Menteri Luar Negeri Cina Qin Gang  meminta negara-negara tertentu agar tidak menyamakan atau menyejajarkan posisi Taiwan dengan Ukraina. Qin menyatakan, negaranya sangat mengkhawatirkan eskalasi konflik di negara bekas Uni Soviet tersebut.

“Cina sangat khawatir dengan eskalasi konflik Ukraina dan kemungkinannya lepas kendali. Kami mendesak negara-negara tertentu untuk segera berhenti mengobarkan api, berhenti menyalahkan Cina dan berhenti menggembar-gemborkan 'Ukraina hari ini, Taiwan besok’," ujar Qin dalam sambutannya saat melancarkan “Prakarsa Keamanan Global” Presiden Cina Xi Jinping yang baru, Selasa (21/2/2023) lalu, dilaporkan Bloomberg.

Dalam beberapa hari terakhir, Cina mengintensifkan upayanya menarik perbedaan antara Taiwan dan Ukraina.
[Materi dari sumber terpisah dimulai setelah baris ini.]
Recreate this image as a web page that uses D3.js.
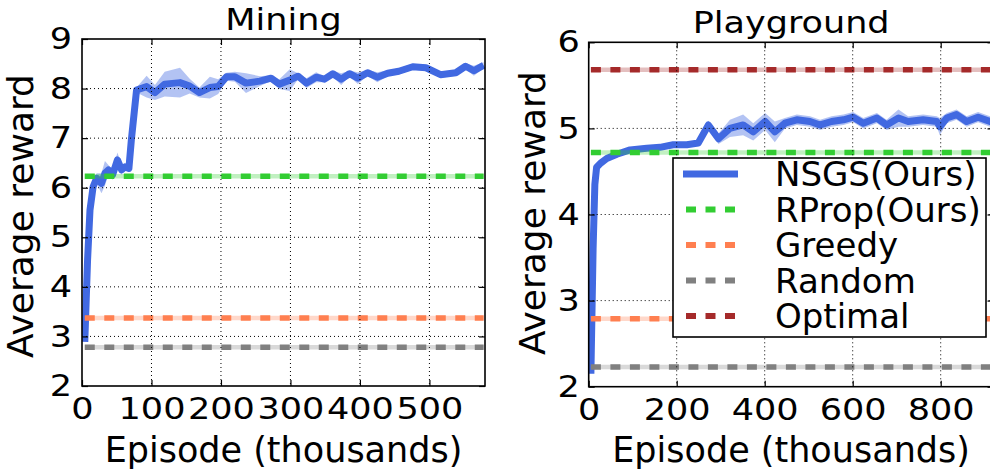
<!DOCTYPE html>
<html>
<head>
    <meta charset="utf-8">
    <title>Average reward</title>
    <style>
        * { margin: 0; padding: 0; }
        body { background: #fff; overflow: hidden; }
        svg { display: block; font-family: "DejaVu Sans", sans-serif; }
    </style>
    <script src="https://cdn.jsdelivr.net/npm/d3@7"></script>
</head>
<body>
<div id="root"></div>
<script>
    // legend order: first is the learning curve, the others are flat baselines
    var seriesNames = ["NSGS(Ours)", "RProp(Ours)", "Greedy", "Random", "Optimal"];
    var seriesColors = ["#4169e1", "#32cd32", "#ff7f50", "#808080", "#a52a2a"];

    // Mining (episodes in thousands)
    var miningEpisodes = [4, 8, 11.5, 16, 21, 28, 33, 38, 44, 51, 57, 62, 67.5, 71, 78.5,
        93, 105, 119, 141, 155, 169, 184, 196, 208, 220, 236, 256, 272, 284, 299,
        311, 323, 337, 349, 361, 373, 385, 397, 411, 425, 440, 456, 476, 495, 516,
        538, 552, 564, 578];
    var miningReward = [2.89, 4.54, 5.55, 6.02, 6.19, 6.09, 6.29, 6.36, 6.26, 6.56, 6.36, 6.42, 6.39, 6.96, 7.97,
        8.04, 7.92, 8.09, 8.12, 8.05, 7.92, 8.02, 8.04, 8.24, 8.24, 8.11, 8.15, 8.21, 8.09, 8.17,
        8.25, 8.11, 8.23, 8.19, 8.30, 8.19, 8.30, 8.21, 8.32, 8.23, 8.31, 8.35, 8.44, 8.42, 8.28,
        8.32, 8.45, 8.36, 8.47];
    var miningStd = [0, 0.05, 0.1, 0.1, 0.1, 0.2, 0.25, 0.1, 0.1, 0.15, 0.1, 0.05, 0.05, 0.05, 0.05,
        0.22, 0.15, 0.25, 0.3, 0.15, 0.1, 0.22, 0.15, 0.08, 0.1, 0.2, 0.1, 0.06, 0.1, 0.22,
        0.06, 0.1, 0.1, 0.06, 0.06, 0.12, 0.06, 0.12, 0.06, 0.1, 0.06, 0.06, 0.06, 0.06, 0.06,
        0.06, 0.06, 0.1, 0.06];
    var miningFlat = [null, 6.23, 3.37, 2.78, null];
    var miningXTicks = [0, 100, 200, 300, 400, 500];
    var miningYTicks = [2, 3, 4, 5, 6, 7, 8, 9];

    // Playground
    var playEpisodes = [5, 10, 14, 18, 28, 41, 64, 94, 132, 162, 192, 223, 249, 272, 295,
        321, 351, 374, 401, 423, 446, 473, 503, 526, 552, 579, 601, 624, 655, 677,
        704, 726, 760, 791, 798, 814, 836, 859, 885, 912, 920];
    var playReward = [2.15, 3.6, 4.35, 4.55, 4.6, 4.65, 4.70, 4.75, 4.77, 4.78, 4.81, 4.81, 4.83, 5.04, 4.88,
        5.0, 5.04, 4.96, 5.08, 4.96, 5.06, 5.10, 5.08, 5.04, 5.08, 5.10, 5.13, 5.06, 5.12, 5.04,
        5.12, 5.08, 5.10, 5.08, 5.02, 5.12, 5.16, 5.08, 5.13, 5.08, 5.10];
    var playStd = [0, 0.05, 0.05, 0.03, 0.03, 0.03, 0.03, 0.03, 0.03, 0.03, 0.03, 0.03, 0.03, 0.05, 0.06,
        0.1, 0.12, 0.1, 0.1, 0.12, 0.06, 0.06, 0.06, 0.06, 0.06, 0.06, 0.06, 0.06, 0.06, 0.06,
        0.1, 0.06, 0.06, 0.06, 0.1, 0.06, 0.06, 0.06, 0.06, 0.06, 0.06];
    var playFlat = [null, 4.72, 2.79, 2.23, 5.68];
    var playXTicks = [0, 200, 400, 600, 800];
    var playYTicks = [2, 3, 4, 5, 6];

    var width = 990, height = 469;
    var digitStretch = 1.17;   // tick digits in the picture are wider than tall
    var svg = d3.select("#root").append("svg").attr("width", width).attr("height", height);

    function renderPanel(p) {
        var x = d3.scaleLinear().domain([0, p.xMax]).range([p.left, p.right]);
        var y = d3.scaleLinear().domain([p.yMin, p.yMax]).range([p.bottom, p.top]);

        svg.append("clipPath").attr("id", p.id + "-clip")
            .append("rect")
            .attr("x", p.left).attr("y", p.top)
            .attr("width", p.right - p.left).attr("height", p.bottom - p.top);

        var plot = svg.append("g").attr("clip-path", "url(#" + p.id + "-clip)");

        var data = p.episodes.map(function (e, i) {
            return { e: e, r: p.reward[i], s: p.std[i] };
        });

        // std band + mean curve
        plot.append("path").datum(data)
            .attr("d", d3.area()
                .x(function (d) { return x(d.e); })
                .y0(function (d) { return y(d.r - d.s); })
                .y1(function (d) { return y(d.r + d.s); }))
            .attr("fill", seriesColors[0])
            .attr("fill-opacity", 0.4);

        plot.append("path").datum(data)
            .attr("d", d3.line()
                .x(function (d) { return x(d.e); })
                .y(function (d) { return y(d.r); }))
            .attr("fill", "none")
            .attr("stroke", seriesColors[0])
            .attr("stroke-width", 7)
            .attr("stroke-linejoin", "round");

        // flat baselines
        var e0 = p.episodes[0], e1 = p.episodes[p.episodes.length - 1];
        p.flat.forEach(function (v, i) {
            if (v === null) return;
            plot.append("line")
                .attr("x1", x(e0)).attr("x2", x(e1))
                .attr("y1", y(v)).attr("y2", y(v))
                .attr("stroke", seriesColors[i])
                .attr("stroke-opacity", 0.3)
                .attr("stroke-width", 4.5);
            plot.append("line")
                .attr("x1", x(e0)).attr("x2", x(e1))
                .attr("y1", y(v)).attr("y2", y(v))
                .attr("stroke", seriesColors[i])
                .attr("stroke-width", 5.5)
                .attr("stroke-dasharray", "10,9.5");
        });

        // dotted grid drawn above lines (classic style)
        plot.append("g").selectAll("line").data(p.xTicks.filter(function (t) { return t > 0; }))
            .enter().append("line")
            .attr("x1", function (d) { return x(d); }).attr("x2", function (d) { return x(d); })
            .attr("y1", p.top).attr("y2", p.bottom)
            .attr("stroke", "#000").attr("stroke-width", 1).attr("stroke-dasharray", "1,3");
        plot.append("g").selectAll("line").data(p.yTicks.filter(function (t) { return t > p.yMin && t < p.yMax; }))
            .enter().append("line")
            .attr("y1", function (d) { return y(d); }).attr("y2", function (d) { return y(d); })
            .attr("x1", p.left).attr("x2", p.right)
            .attr("stroke", "#000").attr("stroke-width", 1).attr("stroke-dasharray", "1,3");

        // axes, ticks pointing inwards on all sides
        function styleAxis(g) {
            g.select(".domain").remove();
            g.selectAll(".tick line").attr("stroke", "#000").attr("stroke-width", 1.2);
            g.selectAll(".tick text").attr("fill", "#000")
                .attr("font-family", "DejaVu Sans").attr("font-size", 30)
                .attr("transform", "scale(" + digitStretch + ",1)");
        }
        var fmt = d3.format("d");
        svg.append("g").attr("transform", "translate(0," + p.bottom + ")")
            .call(d3.axisBottom(x).tickValues(p.xTicks).tickFormat(fmt).tickSizeInner(-6).tickSizeOuter(0).tickPadding(12))
            .call(styleAxis);
        svg.append("g").attr("transform", "translate(0," + p.top + ")")
            .call(d3.axisTop(x).tickValues(p.xTicks).tickSizeInner(-6).tickSizeOuter(0).tickFormat(""))
            .call(styleAxis);
        svg.append("g").attr("transform", "translate(" + p.left + ",0)")
            .call(d3.axisLeft(y).tickValues(p.yTicks).tickFormat(fmt).tickSizeInner(-6).tickSizeOuter(0)
                .tickPadding(p.yPad / digitStretch))
            .call(styleAxis);
        svg.append("g").attr("transform", "translate(" + p.right + ",0)")
            .call(d3.axisRight(y).tickValues(p.yTicks).tickSizeInner(-6).tickSizeOuter(0).tickFormat(""))
            .call(styleAxis);

        svg.append("rect")
            .attr("x", p.left).attr("y", p.top)
            .attr("width", p.right - p.left).attr("height", p.bottom - p.top)
            .attr("fill", "none").attr("stroke", "#000").attr("stroke-width", 1.6);

        var cx = (p.left + p.right) / 2;
        svg.append("text").text(p.title)
            .attr("transform", "translate(" + cx + "," + (p.top - 9) + ") scale(1.13,1)")
            .attr("text-anchor", "middle").attr("font-size", 31);
        svg.append("text").text("Episode (thousands)")
            .attr("x", cx).attr("y", 462)
            .attr("text-anchor", "middle").attr("font-size", 35);
        svg.append("text").text("Average reward")
            .attr("transform", "translate(" + p.yLabelX + "," + p.yLabelY + ") rotate(-90)")
            .attr("text-anchor", "middle").attr("font-size", 36);
    }

    renderPanel({
        id: "mining", title: "Mining",
        left: 82, right: 485, top: 39, bottom: 386,
        xMax: 580, yMin: 2, yMax: 9, yPad: 10, yLabelX: 33, yLabelY: 216,
        episodes: miningEpisodes, reward: miningReward, std: miningStd, flat: miningFlat,
        xTicks: miningXTicks, yTicks: miningYTicks
    });

    renderPanel({
        id: "play", title: "Playground",
        left: 588.7, right: 993.5, top: 42.3, bottom: 386.7,
        xMax: 920, yMin: 2, yMax: 6, yPad: 9, yLabelX: 545, yLabelY: 213,
        episodes: playEpisodes, reward: playReward, std: playStd, flat: playFlat,
        xTicks: playXTicks, yTicks: playYTicks
    });

    // legend inside the Playground panel
    function renderLegend() {
        var lx = 673, ly = 158, rowH = 35.5;
        var legend = svg.append("g");
        legend.append("rect")
            .attr("x", lx).attr("y", ly).attr("width", 313).attr("height", 179)
            .attr("fill", "#fff").attr("stroke", "#000").attr("stroke-width", 1.6);

        var rows = legend.selectAll("g.row").data(seriesNames).enter()
            .append("g").attr("class", "row")
            .attr("transform", function (d, i) { return "translate(0," + (ly + 16 + i * rowH) + ")"; });

        rows.append("line")
            .attr("x1", function (d, i) { return i === 0 ? 683 : 686; })
            .attr("x2", function (d, i) { return i === 0 ? 738 : 736; })
            .attr("y1", 0).attr("y2", 0)
            .attr("stroke", function (d, i) { return seriesColors[i]; })
            .attr("stroke-width", function (d, i) { return i === 0 ? 7 : 6; })
            .attr("stroke-dasharray", function (d, i) { return i === 0 ? null : "10,9.5"; });

        rows.append("text").text(function (d) { return d; })
            .attr("x", 775).attr("y", 12)
            .attr("font-size", 34);
    }
    renderLegend();
</script>
</body>
</html>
Pada saat bersamaan, Beijing pun menolak klaim Amerika Serikat (AS) yang menyebut mereka mempertimbangkan untuk memasok persenjataan ke Rusia guna mendukung perangnya di Ukraina.

Saat perang di Ukraina pecah pada 24 Februari 2022 lalu, sempat timbul kekhawatiran bahwa Cina bakal mengikuti langkah Rusia terhadap Taiwan. Akhir Januari lalu, Sekretaris Jenderal Organisasi Pertahanan Atlantik Utara (NATO) Jens Stoltenberg mengatakan, Cina mengamati dengan cermat perang Rusia di Ukraina. Dia memperingatkan tentang sikap agresif Cina terhadap Taiwan.

“Jika Presiden (Rusia Vladimir) Putin menang di Ukraina, ini akan mengirimkan pesan bahwa rezim otoriter dapat mencapai tujuan mereka melalui kekerasan. Ini berbahaya. Apa yang terjadi di Eropa hari ini bisa terjadi di Asia Timur besok,” kata Stoltenberg dalam konferensi pers bersama Perdana Menteri Jepang Fumio Kishida di Tokyo, 31 Januari lalu, dilaporkan Bloomberg.

Jepang juga memiliki kekhawatiran jika Cina memutuskan untuk menyerang Taiwan. Sebab hal itu bakal berdampak pada keamanannya sendiri. Stoltenberg mengatakan NATO dan Jepang sepakat bahwa keamanan translantik dan Indo-Pasifik sangat terkait satu sama lain. “Apa yang terjadi di kawasan ini penting bagi NATO,” ujarnya.

Cina telah berulang kali mengerahkan kapal perang dan jet tempurnya ke wilayah Taiwan. Mereka kerap melewati garis tengah Selat Taiwan sepanjang 160 kilometer yang  diketahui mengklaim Taiwan sebagai bagian dari wilayahnya. Namun Taiwan berulang kali menyatakan bahwa ia adalah negara merdeka dengan nama Republik Cina. Taiwan selalu menyebut bahwa Beijing tidak pernah memerintahnya dan tak berhak berbicara atas namanya. Situasi itu membuat hubungan kedua belah pihak dibekap ketegangan dan berpeluang memicu konfrontasi.